In The Inner Game of Tennis, Timothy Gallwey writes, “In short, [tennis] is played to overcome all habits of mind which inhibit excellence in performance.” I love this concept because it’s about trusting your skills so you can act immediately and without self-doubt.
I rowed in college, and training was intentionally brutal. My coaches would say the point was to build muscle memory that could carry you through a race at peak exhaustion. Similarly, though with less need for hand-eye coordination,* training eliminated the need to think.
A bulletproof foundation gives you that luxury: to react with confidence, without overthinking.
Charlie Munger captured this idea beautifully in a different context:
“Neither Warren nor I are smart enough to make decisions with no time to think. We make actual decisions very rapidly, but that’s because we have spent so much time preparing ourselves by quietly reading.”
I think about this a lot in my professional life. I’ve spent decades studying business models and financial statements. Early in my career, I’d ask if I had exhausted all available information. But over time, I’ve come to see it differently. It’s about continually exploring what fascinates you so you can move fast when it counts.
Or as Richard Feynman put it:
“Study hard what interests you the most in the most undisciplined, irreverent, and original manner possible.”
In practice, no decision should be paralyzed by overanalysis. Preparation matters, but the best data comes after you execute. What really matters is speed to decision and the humility to course correct in response to new information.
You won’t always get it right. But if you pair foundational knowledge with speed and flexibility, you can adjust quickly.
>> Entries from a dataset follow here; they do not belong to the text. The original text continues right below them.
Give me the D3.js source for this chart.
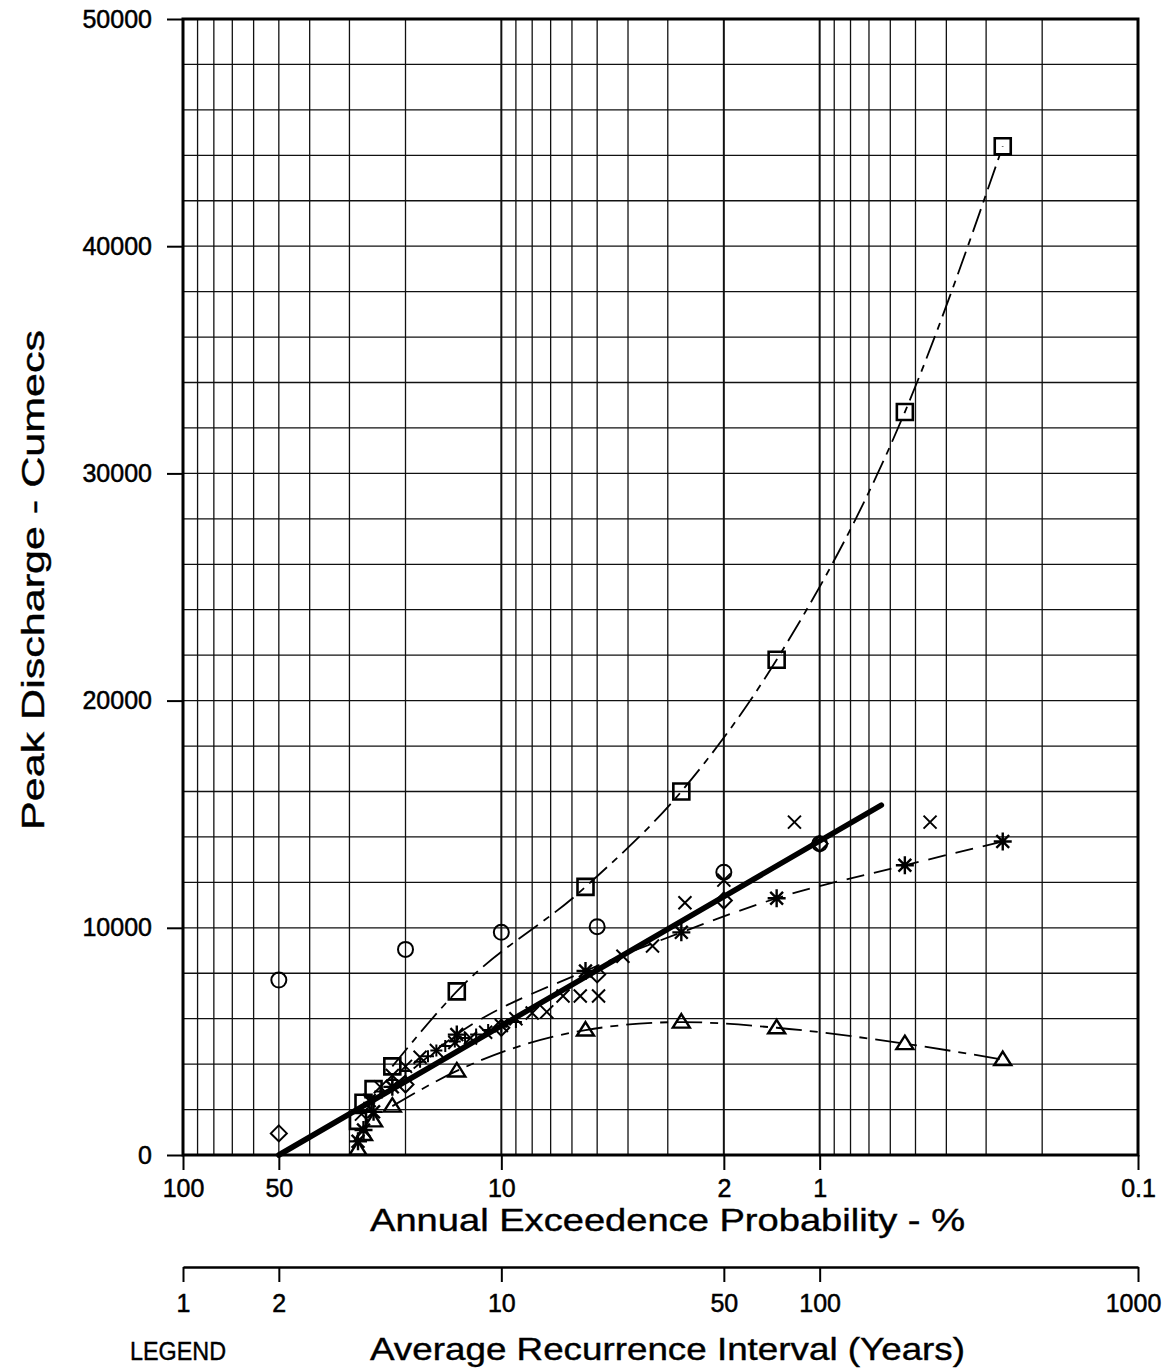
<!DOCTYPE html>
<html lang="en">
<head>
  <meta charset="UTF-8">
  <meta name="viewport" content="width=device-width, initial-scale=1.0">
  <title>Peak Discharge - Frequency</title>
  <script src="https://d3js.org/d3.v7.min.js"></script>
</head>
<body style="margin: 0; overflow: hidden; background: #fff;">

<script>
  //Axis ticks and grid values
  const aepTicks = [100, 50, 10, 2, 1, 0.1];
  const aepGrid = [90, 80, 70, 60, 50, 40, 30, 20, 10, 9, 8, 7, 6, 5, 4, 3, 2, 1, 0.9, 0.8, 0.7, 0.6, 0.5, 0.4, 0.3, 0.2];
  const ariTicks = [1, 2, 10, 50, 100, 1000];
  const qTicks = [0, 10000, 20000, 30000, 40000, 50000];
  const qGrid = [2000, 4000, 6000, 8000, 10000, 12000, 14000, 16000, 18000, 20000, 22000, 24000,
    26000, 28000, 30000, 32000, 34000, 36000, 38000, 40000, 42000, 44000, 46000, 48000];

  //Fitted line (AEP %, cumecs)
  const fitAep = [50, 0.64];
  const fitQ = [0, 15400];

  //Point estimates at standard probabilities
  const stdAep = [50, 20, 10, 5, 2, 1];
  const circleQ = [7700, 9050, 9800, 10050, 12450, 13700];
  const diamondQ = [950, 3100, 5600, 7950, 11200, 13700];

  //Ranked series sharing plotting positions
  const rankAep = [28.2, 27.1, 25.2, 22.0, 13.8, 5.44, 2.72, 1.365, 0.54, 0.266];
  const squareQ = [1500, 2300, 2900, 3900, 7200, 11800, 16000, 21800, 32700, 44400];
  const triangleQ = [250, 900, 1500, 2150, 3700, 5500, 5850, 5600, 4900, 4200];
  const asteriskQ = [600, 1100, 1900, 3000, 5300, 8100, 9800, 11300, 12750, 13800];

  //Recorded floods
  const crossAep = [27.5, 26, 24, 22, 20, 18, 16, 14, 12.5, 11.2, 10, 9, 8, 7.2, 6.4, 5.65, 4.95, 4.15, 3.35, 2.65, 2.0, 1.2, 0.45];
  const crossQ = [1800, 2400, 3000, 3500, 3900, 4300, 4600, 4950, 5150, 5400, 5700, 6000, 6250, 6300, 7000, 7000, 7000, 8750, 9200, 11100, 12100, 14650, 14650];
  const plusAep = [26, 24, 22, 20, 18, 17, 16, 15, 14, 13, 12, 11, 10, 9];
  const plusQ = [2300, 2800, 3300, 3700, 4100, 4350, 4600, 4800, 5000, 5150, 5300, 5500, 5650, 5850];

  const font = '"Liberation Sans", Arial, sans-serif';

  const svg = d3.select('body').append('svg')
    .attr('width', 1164)
    .attr('height', 1369);

  //Scales: log of probability, reversed
  const x = d3.scaleLog().domain([100, 0.1]).range([183, 1138]);
  const xAri = d3.scaleLog().domain([1, 1000]).range([x(100), x(0.1)]);
  const y = d3.scaleLinear().domain([0, 50000]).range([1155, 19]);

  //Grid
  const grid = svg.append('g').attr('stroke', '#111');
  grid.selectAll('.vg').data(aepGrid).enter().append('line')
    .attr('x1', d => x(d)).attr('x2', d => x(d))
    .attr('y1', y(50000)).attr('y2', y(0))
    .attr('stroke-width', d => (d === 10 || d === 1 || d === 2) ? 2 : 1.3);
  grid.selectAll('.hg').data(qGrid).enter().append('line')
    .attr('x1', x(100)).attr('x2', x(0.1))
    .attr('y1', d => y(d)).attr('y2', d => y(d))
    .attr('stroke-width', 1.3);

  //Axes
  const yAxis = svg.append('g')
    .attr('transform', `translate(${x(100)},0)`)
    .call(d3.axisLeft(y).tickValues(qTicks).tickSize(16).tickSizeOuter(0).tickPadding(15).tickFormat(d3.format('d')));
  const xAxis = svg.append('g')
    .attr('transform', `translate(0,${y(0)})`)
    .call(d3.axisBottom(x).tickValues(aepTicks).tickSize(15).tickSizeOuter(0).tickPadding(9).tickFormat(d => d));
  const ariAxis = svg.append('g')
    .attr('transform', 'translate(0,1267)')
    .call(d3.axisBottom(xAri).tickValues(ariTicks).tickSize(15).tickSizeOuter(0).tickPadding(12).tickFormat(d => d));

  [yAxis, xAxis].forEach(a => a.select('.domain').remove());
  [yAxis, xAxis, ariAxis].forEach(a => {
    a.selectAll('line').attr('stroke', '#000').attr('stroke-width', 2);
    a.selectAll('text').attr('fill', '#000')
      .attr('stroke', '#000').attr('stroke-width', 0.5)
      .style('font-family', font).style('font-size', '25px');
  });
  ariAxis.select('.domain').attr('stroke', '#000').attr('stroke-width', 2.5);

  //Keep the last ARI label inside the page
  ariAxis.selectAll('.tick text').filter(d => d === 1000).attr('dx', -5);

  //Plot border
  svg.append('rect')
    .attr('x', x(100)).attr('y', y(50000))
    .attr('width', x(0.1) - x(100)).attr('height', y(0) - y(50000))
    .attr('fill', 'none').attr('stroke', '#000').attr('stroke-width', 3);

  //Dashed curves through ranked series
  const curve = d3.line()
    .x(d => x(d[0])).y(d => y(d[1]))
    .curve(d3.curveMonotoneX);
  const pairs = (ps, qs) => ps.map((p, i) => [p, qs[i]]);

  const curves = [
    { q: squareQ, dash: '24,7,7,7' },
    { q: triangleQ, dash: '26,8,8,8' },
    { q: asteriskQ, dash: '18,10' }
  ];
  curves.forEach(c => {
    svg.append('path')
      .attr('d', curve(pairs(rankAep, c.q).slice(3)))
      .attr('fill', 'none').attr('stroke', '#000')
      .attr('stroke-width', 1.8).attr('stroke-dasharray', c.dash);
  });

  //Thick fitted line
  svg.append('path')
    .attr('d', d3.line().x(d => x(d[0])).y(d => y(d[1]))(pairs(fitAep, fitQ)))
    .attr('fill', 'none').attr('stroke', '#000').attr('stroke-width', 5.5)
    .attr('stroke-linecap', 'round');

  //Marker shapes
  const shapes = {
    square: 'M-8,-8h16v16h-16Z',
    triangle: 'M0,-8L8.5,5.5L-8.5,5.5Z',
    diamond: 'M0,-8L8,0L0,8L-8,0Z',
    cross: 'M-6.5,-6.5L6.5,6.5M-6.5,6.5L6.5,-6.5',
    plus: 'M-6,0H6M0,-6V6',
    asterisk: 'M-9,0H9M0,-9V9M-6.4,-6.4L6.4,6.4M-6.4,6.4L6.4,-6.4'
  };

  const drawMarks = function(ps, qs, shape, sw) {
    svg.append('g').selectAll('path')
      .data(pairs(ps, qs)).enter().append('path')
      .attr('transform', d => `translate(${x(d[0])},${y(d[1])})`)
      .attr('d', shapes[shape])
      .attr('fill', 'none').attr('stroke', '#000').attr('stroke-width', sw);
  };

  drawMarks(plusAep, plusQ, 'plus', 2);
  drawMarks(crossAep, crossQ, 'cross', 2);
  drawMarks(stdAep, diamondQ, 'diamond', 2);
  drawMarks(rankAep, triangleQ, 'triangle', 2.4);
  drawMarks(rankAep, squareQ, 'square', 2.6);
  drawMarks(rankAep, asteriskQ, 'asterisk', 2.4);

  svg.append('g').selectAll('circle')
    .data(pairs(stdAep, circleQ)).enter().append('circle')
    .attr('cx', d => x(d[0])).attr('cy', d => y(d[1])).attr('r', 7.5)
    .attr('fill', 'none').attr('stroke', '#000').attr('stroke-width', 2);

  //Titles
  const title = function(sel) {
    sel.attr('lengthAdjust', 'spacingAndGlyphs')
      .attr('stroke', '#000').attr('stroke-width', 0.4)
      .style('font-family', font).style('font-size', '32px');
  };

  svg.append('text')
    .attr('x', 370).attr('y', 1231)
    .attr('textLength', 595)
    .call(title)
    .text('Annual Exceedence Probability - %');

  svg.append('text')
    .attr('x', 370).attr('y', 1360)
    .attr('textLength', 595)
    .call(title)
    .text('Average Recurrence Interval (Years)');

  svg.append('text')
    .attr('transform', 'translate(44,830) rotate(-90)')
    .attr('textLength', 500)
    .call(title)
    .text('Peak Discharge - Cumecs');

  svg.append('text')
    .attr('x', 130).attr('y', 1360)
    .attr('textLength', 96)
    .call(title)
    .style('font-size', '25px')
    .text('LEGEND');

</script>

</body>
</html>
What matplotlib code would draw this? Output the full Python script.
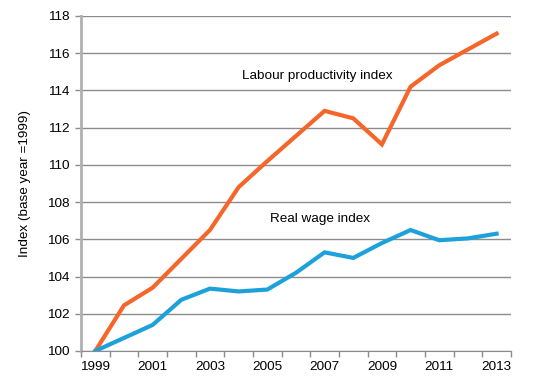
import matplotlib.pyplot as plt
import numpy as np

plt.rcParams['font.family'] = ['Liberation Sans', 'DejaVu Sans']

years = list(range(1999, 2014))
productivity = [100, 102.45, 103.4, 104.95, 106.5, 108.8, 110.2, 111.55, 112.9,
                112.5, 111.1, 114.2, 115.35, 116.2, 117.05]
real_wage = [100, 100.7, 101.4, 102.75, 103.35, 103.2, 103.3, 104.2, 105.3,
             105.0, 105.8, 106.5, 105.95, 106.05, 106.3]
y_ticks = list(range(100, 119, 2))

fs = 9.7
fig = plt.figure(figsize=(5.47, 3.83), dpi=100)
ax = fig.add_axes([0.148, 0.0836, 0.786, 0.8747])

x = np.arange(len(years))
ax.plot(x, productivity, color='#F4662A', lw=3, solid_joinstyle='miter', zorder=3)
ax.plot(x, real_wage, color='#1DA1DA', lw=3, solid_joinstyle='miter', zorder=3)

ax.set_xlim(-0.5, len(years) - 0.5)
ax.set_ylim(100, 118)
ax.set_yticks(y_ticks)
ax.set_yticklabels([str(v) for v in y_ticks], fontsize=fs)
ax.yaxis.grid(True, color='#8c8c8c', lw=1)
ax.set_axisbelow(True)

# category axis: ticks between categories, label every other year
ax.set_xticks(np.arange(len(years) + 1) - 0.5)
ax.set_xticklabels([])
ax.set_xticks(x[::2], minor=True)
ax.set_xticklabels([str(y) for y in years[::2]], minor=True, fontsize=fs)
ax.tick_params(axis='x', which='minor', length=0, pad=7)
ax.tick_params(axis='x', which='major', length=4, color='#8c8c8c', width=1)
ax.tick_params(axis='y', length=4, color='#8c8c8c', width=1, pad=4)

for s in ['top', 'right']:
    ax.spines[s].set_visible(False)
ax.spines['left'].set_color('#b0b0b0')
ax.spines['left'].set_linewidth(2)
ax.spines['bottom'].set_color('#8c8c8c')

ax.set_ylabel('Index (base year =1999)', fontsize=fs, labelpad=12)

ax.text(7.75, 114.8, 'Labour productivity index', fontsize=fs, ha='center', va='center')
ax.text(7.85, 107.1, 'Real wage index', fontsize=fs, ha='center', va='center')

fig.savefig('out.png', dpi=100)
That’s how you iterate toward success.
When working with a team, this mindset matters even more. You need to balance analytical rigor with an understanding of the psychology behind hesitation. Trust your process. Respect your team’s thinking. And surface the biases that slow momentum.
Teaching through ASimpleModel.com has been an unexpected gift. It’s forced me to revisit the fundamentals as my career has evolved. Revisiting them in different contexts is wildly helpful. It sharpens the mental models that inform decisions, which is how good judgement becomes instinct.
If you’re early in your career, I’d encourage you to build skills across disciplines. Choose one and go deep. It may not be driven by passion initially, but you’ll find it as your curiosity expands. And don’t dismiss topics that only mildly interest you. Eventually they might surprise you if you keep going. You’ll find unexpected connections. Learning will feel less like a task and more like momentum. You’ll fixate less on what you want to become and more on what you find fascinating. Which makes work a lot more fun.
*Which was great because I didn’t have it.